A comparative study of Gaussian process regression with other three machine learning approaches in the performance prediction of centrifugal pump

Abstract

Accurate prediction of performance indices using impeller parameters is of great importance for the initial and optimal design of centrifugal pump. In this study, a kernel-based non-parametric machine learning method named with Gaussian process regression (GPR) was proposed, with the purpose of predicting the performance of centrifugal pump with less effort based on available impeller parameters. Nine impeller parameters were defined as model inputs, and the pump performance indices, that is, the head and efficiency, were determined as model outputs.
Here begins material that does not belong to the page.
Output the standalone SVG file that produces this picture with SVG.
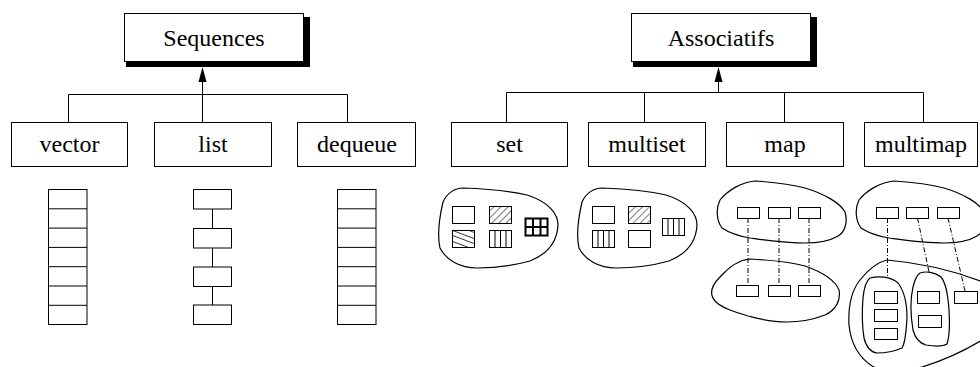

The applicability of three widely used nonlinear kernel functions of GPR including squared exponential (SE), rational quadratic (RQ) and Matern5/2 was investigated, and it was found by comparing with the experimental data that the SE kernel function is more suitable to capture the relationship between impeller parameters and performance indices because of the highest R square and the lowest values of max absolute relative error (MARE), mean absolute proportional error (MAPE), and root mean square error (RMSE). In addition, the results predicted by GPR with SE kernel function were compared with the results given by other three machine learning models. The comparison shows that the GPR with SE kernel function is more accurate and robust than other models in centrifugal pump performance prediction, and its prediction errors and uncertainties are both acceptable in terms of engineering applications. The GPR method is less costly in the performance prediction of centrifugal pump with sufficient accuracy, which can be further used to effectively assist the design and manufacture of centrifugal pump and to speed up the optimization design process of impeller coupled with stochastic optimization methods.